You would think, as a result, that HMRC would focus all its efforts on this group of particularly non-compliant taxpayers. However, evidence I have collected over the years suggests that they fail to even ask for corporation tax returns from about half of all UK limited companies.

They do that because the companies have told them at some point – usually when they are formed – that they will not trade in the next five years, and without undertaking any further work, HMRC accepts that assurance and asks for no more tax information from them during that time.

So, you form a company, which, by definition, means that you create an entity capable of trading in its own right, and which can realistically do little else, and then HMRC accepts your assurance that you have no intention of doing any such thing.

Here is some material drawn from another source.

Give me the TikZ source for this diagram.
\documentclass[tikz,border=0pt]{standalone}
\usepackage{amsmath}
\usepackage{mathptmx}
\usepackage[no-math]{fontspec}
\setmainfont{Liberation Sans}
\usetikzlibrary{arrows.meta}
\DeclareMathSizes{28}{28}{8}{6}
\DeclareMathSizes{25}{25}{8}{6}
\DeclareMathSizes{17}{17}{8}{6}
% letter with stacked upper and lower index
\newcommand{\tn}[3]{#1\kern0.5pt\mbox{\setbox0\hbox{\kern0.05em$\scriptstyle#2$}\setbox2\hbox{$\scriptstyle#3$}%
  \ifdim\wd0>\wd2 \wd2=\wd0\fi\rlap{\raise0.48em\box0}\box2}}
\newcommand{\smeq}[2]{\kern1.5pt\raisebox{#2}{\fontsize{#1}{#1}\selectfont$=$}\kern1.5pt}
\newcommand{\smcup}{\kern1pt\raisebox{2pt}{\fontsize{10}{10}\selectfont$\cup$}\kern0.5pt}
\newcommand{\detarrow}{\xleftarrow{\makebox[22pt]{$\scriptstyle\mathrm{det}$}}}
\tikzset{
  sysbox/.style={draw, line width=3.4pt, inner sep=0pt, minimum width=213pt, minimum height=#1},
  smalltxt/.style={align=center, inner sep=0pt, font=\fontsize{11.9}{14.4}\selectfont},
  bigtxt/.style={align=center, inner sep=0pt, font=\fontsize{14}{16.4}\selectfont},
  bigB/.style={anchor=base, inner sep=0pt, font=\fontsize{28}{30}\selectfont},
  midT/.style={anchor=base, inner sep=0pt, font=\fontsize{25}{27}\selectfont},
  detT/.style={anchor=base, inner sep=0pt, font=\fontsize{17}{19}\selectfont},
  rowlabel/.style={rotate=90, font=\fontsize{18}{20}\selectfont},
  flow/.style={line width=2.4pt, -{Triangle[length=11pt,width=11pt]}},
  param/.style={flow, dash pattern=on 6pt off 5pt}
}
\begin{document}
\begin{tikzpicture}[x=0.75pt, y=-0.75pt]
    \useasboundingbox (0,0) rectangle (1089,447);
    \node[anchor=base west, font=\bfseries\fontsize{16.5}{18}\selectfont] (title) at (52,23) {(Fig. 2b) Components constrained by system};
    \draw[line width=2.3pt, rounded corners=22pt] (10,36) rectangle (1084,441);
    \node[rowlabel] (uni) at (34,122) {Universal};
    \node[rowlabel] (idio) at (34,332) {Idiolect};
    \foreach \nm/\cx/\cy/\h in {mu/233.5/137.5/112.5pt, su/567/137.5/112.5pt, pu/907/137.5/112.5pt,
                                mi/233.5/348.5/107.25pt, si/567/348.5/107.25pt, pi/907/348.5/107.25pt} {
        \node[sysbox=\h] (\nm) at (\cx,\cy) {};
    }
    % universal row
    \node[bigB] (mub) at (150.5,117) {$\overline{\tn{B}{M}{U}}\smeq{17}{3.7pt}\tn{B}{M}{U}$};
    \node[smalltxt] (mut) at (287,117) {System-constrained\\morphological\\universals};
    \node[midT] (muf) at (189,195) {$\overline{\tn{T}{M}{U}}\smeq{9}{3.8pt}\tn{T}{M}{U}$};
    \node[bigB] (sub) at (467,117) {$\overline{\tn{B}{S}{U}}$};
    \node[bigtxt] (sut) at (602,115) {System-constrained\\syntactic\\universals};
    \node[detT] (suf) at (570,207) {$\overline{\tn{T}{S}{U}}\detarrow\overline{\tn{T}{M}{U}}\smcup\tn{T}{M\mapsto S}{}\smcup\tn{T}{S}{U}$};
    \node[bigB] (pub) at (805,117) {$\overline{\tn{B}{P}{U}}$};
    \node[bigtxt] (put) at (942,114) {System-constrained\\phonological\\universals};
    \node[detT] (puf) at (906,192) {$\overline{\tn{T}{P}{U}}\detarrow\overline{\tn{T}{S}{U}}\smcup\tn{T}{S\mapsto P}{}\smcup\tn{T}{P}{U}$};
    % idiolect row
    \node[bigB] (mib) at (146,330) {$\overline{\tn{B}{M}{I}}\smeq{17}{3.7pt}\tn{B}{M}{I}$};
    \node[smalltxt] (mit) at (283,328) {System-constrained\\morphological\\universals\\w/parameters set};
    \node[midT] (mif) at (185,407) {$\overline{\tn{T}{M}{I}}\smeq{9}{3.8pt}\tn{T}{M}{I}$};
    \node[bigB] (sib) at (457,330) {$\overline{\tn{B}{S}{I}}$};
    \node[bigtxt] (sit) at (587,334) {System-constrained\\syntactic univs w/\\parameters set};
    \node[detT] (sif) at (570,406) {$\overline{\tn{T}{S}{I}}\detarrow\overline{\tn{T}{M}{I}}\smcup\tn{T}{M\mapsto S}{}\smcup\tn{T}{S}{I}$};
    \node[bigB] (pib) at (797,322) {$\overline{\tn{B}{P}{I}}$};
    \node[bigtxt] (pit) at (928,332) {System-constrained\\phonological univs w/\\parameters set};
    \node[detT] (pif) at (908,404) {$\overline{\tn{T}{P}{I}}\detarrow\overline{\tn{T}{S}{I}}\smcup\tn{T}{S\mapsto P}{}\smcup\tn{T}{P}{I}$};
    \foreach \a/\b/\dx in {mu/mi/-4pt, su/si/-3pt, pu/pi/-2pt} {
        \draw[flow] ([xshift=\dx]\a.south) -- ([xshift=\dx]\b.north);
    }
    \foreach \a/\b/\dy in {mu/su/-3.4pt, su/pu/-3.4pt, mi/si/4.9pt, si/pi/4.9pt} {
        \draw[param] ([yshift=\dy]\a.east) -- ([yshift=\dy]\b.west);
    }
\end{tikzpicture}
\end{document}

Why the heck, you might reasonably ask, do they do that without asking more questions? Why don’t they ask for more evidence? Why don’t they appraise that evidence? And why are they willing to think that things won’t change? I wish I could answer those questions, but I can’t.

Nor do I know why a proposal I made ten years ago to require that HMRC demand that all UK banks advise them annually of all the companies to whom they supply services and of the amount that those companies deposit in their bank accounts each year has never been put into law.

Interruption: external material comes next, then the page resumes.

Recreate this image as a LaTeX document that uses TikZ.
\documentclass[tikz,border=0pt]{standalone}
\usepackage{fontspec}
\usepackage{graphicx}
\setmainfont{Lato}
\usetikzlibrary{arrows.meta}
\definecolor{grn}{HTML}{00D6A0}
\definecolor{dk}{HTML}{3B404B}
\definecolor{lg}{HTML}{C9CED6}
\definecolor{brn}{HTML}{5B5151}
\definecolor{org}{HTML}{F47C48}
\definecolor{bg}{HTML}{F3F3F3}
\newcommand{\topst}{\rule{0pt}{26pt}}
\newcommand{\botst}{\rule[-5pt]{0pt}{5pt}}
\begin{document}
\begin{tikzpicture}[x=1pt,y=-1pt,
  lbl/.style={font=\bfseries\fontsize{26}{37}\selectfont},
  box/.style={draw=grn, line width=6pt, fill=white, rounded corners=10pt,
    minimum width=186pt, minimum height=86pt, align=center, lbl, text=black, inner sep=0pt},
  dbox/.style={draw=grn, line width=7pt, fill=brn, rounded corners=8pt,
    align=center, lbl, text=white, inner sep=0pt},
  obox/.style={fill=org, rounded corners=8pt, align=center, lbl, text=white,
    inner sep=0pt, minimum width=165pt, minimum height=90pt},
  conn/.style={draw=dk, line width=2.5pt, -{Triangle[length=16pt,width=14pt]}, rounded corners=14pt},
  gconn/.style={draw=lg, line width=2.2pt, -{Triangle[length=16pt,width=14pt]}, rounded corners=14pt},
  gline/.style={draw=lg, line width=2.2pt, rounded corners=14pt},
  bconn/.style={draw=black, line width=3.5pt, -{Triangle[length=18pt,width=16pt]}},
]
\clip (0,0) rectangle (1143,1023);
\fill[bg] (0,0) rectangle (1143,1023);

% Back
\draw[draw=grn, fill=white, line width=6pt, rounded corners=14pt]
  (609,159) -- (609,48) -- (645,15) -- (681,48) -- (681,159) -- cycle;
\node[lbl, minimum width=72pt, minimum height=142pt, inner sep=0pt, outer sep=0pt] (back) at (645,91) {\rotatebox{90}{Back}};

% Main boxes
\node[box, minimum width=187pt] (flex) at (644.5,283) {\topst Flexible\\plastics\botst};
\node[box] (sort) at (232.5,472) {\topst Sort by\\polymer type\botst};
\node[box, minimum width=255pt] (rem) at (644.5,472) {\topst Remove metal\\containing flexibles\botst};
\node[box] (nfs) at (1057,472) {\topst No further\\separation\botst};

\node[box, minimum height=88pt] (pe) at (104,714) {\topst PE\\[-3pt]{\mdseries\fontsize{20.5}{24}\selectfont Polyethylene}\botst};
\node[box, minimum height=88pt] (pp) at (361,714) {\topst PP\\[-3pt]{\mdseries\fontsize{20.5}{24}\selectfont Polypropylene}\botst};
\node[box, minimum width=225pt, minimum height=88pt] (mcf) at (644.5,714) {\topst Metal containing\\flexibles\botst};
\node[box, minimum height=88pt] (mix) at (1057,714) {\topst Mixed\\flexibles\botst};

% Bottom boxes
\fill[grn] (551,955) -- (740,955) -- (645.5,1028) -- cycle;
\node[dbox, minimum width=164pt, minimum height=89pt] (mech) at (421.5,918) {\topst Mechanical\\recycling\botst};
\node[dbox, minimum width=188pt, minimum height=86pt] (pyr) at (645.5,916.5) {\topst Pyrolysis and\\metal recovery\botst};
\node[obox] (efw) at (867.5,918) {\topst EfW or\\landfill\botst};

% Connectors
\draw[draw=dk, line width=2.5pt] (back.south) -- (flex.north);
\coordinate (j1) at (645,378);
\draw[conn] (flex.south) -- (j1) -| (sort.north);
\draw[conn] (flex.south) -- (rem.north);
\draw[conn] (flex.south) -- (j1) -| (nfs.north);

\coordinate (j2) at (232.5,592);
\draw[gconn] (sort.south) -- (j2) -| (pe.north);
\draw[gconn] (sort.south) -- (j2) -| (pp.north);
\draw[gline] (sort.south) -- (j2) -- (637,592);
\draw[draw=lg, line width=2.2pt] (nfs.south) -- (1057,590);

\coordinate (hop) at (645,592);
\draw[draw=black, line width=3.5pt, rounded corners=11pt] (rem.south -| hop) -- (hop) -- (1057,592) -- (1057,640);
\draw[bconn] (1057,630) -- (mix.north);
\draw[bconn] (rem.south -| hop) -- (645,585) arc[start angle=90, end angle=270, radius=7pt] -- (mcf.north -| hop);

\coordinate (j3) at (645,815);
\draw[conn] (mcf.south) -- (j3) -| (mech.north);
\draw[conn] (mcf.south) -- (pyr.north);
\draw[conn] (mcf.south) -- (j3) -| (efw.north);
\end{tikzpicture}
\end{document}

If HMRC did this there would be no hiding place for the hundreds of thousands of UK limited companies that I am certain operate in this country but which never pay tax. HMRC would have data on them all.

If a law was then passed saying that if a company failed to supply information on its tax affairs then the directors would be personally responsible for any tax due the likelihood that more than £10 billion of tax a year could be recovered would increase substantially.

Saying this, let me be clear that I do understand limited liability, but it should never provide an opportunity to break the law with impunity, which is what it is doing in this country right now.

But, this law has never reached the statute book.

Instead, a law that requires that people who sell odds and ends of second-hand items on eBay, Vinty and other sites has been passed, causing great concern.

And, as I’ve already noted, after 31st January, the Revenue will impose hundreds of thousands of fines on people who did not submit tax returns, but had no income, or had no income that needed declaring on such returns.

And day in and day out, other penalties will accumulate on innocent errors made by companies and people struggling to comply with VAT and PAYE laws whilst the Revenue continues to ignore their business competitors who completely evade tax.

It is certain that the Post Office was out of control. But I think that HM Revenue and Customs is at least as out of control, and maybe more so.

Most of its board have little tax experience.

Most of its Tax Commissions have not worked in tax for most of their careers.

The people  at the top of HMRC will, no doubt, be able to afford the tax advice that they need to prepare and submit their tax returns, and answer any other questions that they have on this issue. Many people have no such luxury. And HMRC has turned off its telephone helplines.

Worse, between them the entire senior management of HMRC appear to have little understanding of small business or what it is like to struggle with tax whilst also meeting the needs of customers, staff and your bank. They all come from big business or civil service backgrounds.

There are no representatives on the board of HMRC from small business, smaller firms of accountants, trade unions, pensioners, the self-employed and others with experience to offer on how the tax system should be managed.

And the whole focus of that board is increasing total tax pounds collected per pound spent to collect it, which is the most useless corporate goal when the aim should be tax compliance in our population.

Because of their focus on cost control, HMRC has closed almost all local tax offices in the UK, and in recent months HMRC has closed down its telephone helplines just as people need them most in the run-up to tax return submission deadline.

Instead, HMRC claims that all the questions to all the answers that anyone might need are available on their website and supposed chat services, but that is not true.

What is more, quite ludicrously, HMRC has cut the number of tax investigations that they do each year to save cost, which lets the cheats get away with what they’re doing.

If you wanted to set up a tax authority to help tax cheats whilst punishing honest people who make innocent mistakes in their tax affairs, you would do what HMRC is now doing. We need something very different.

If you want to have a tax system that serves the community of this country, creating the public good that they tax system should be, then you would have local tax offices giving people the opportunity to ask for help face-to-face.

You’d also answer the mail and pick up the phone.  And you would staff your telephone helplines with people who knew what they were talking about because you would properly train your staff in all aspects of tax.

And of course, you would take proper, strong action against big tax cheats, who you would actively seek out. But you would use those powers with considerable discretion and only when there was obvious evidence of the intention to abuse.

You would, in other words, make it clear that the tax authority is on the side of honesty and will do everything you can to help people be honest whilst accepting that honest mistakes happen.

Simultaneously, you would focus all your tax collection efforts on the areas of maximum risk, where the activities are small limited companies that do, in the current UK legal environment, provide licensed opportunities for what is effectively identity theft, would be your focus.

I am not saying let’s ignore the Post Office. Far from it. But let’s not pretend that they are the only UK government agency that has a terrible track record when it comes to prosecuting innocent people.

HMRC does it very much more often to people who have done literally nothing of any consequence wrong or who have made innocent mistakes whilst turning a blind eye to the problems that they should be addressing. And that is also a national scandal.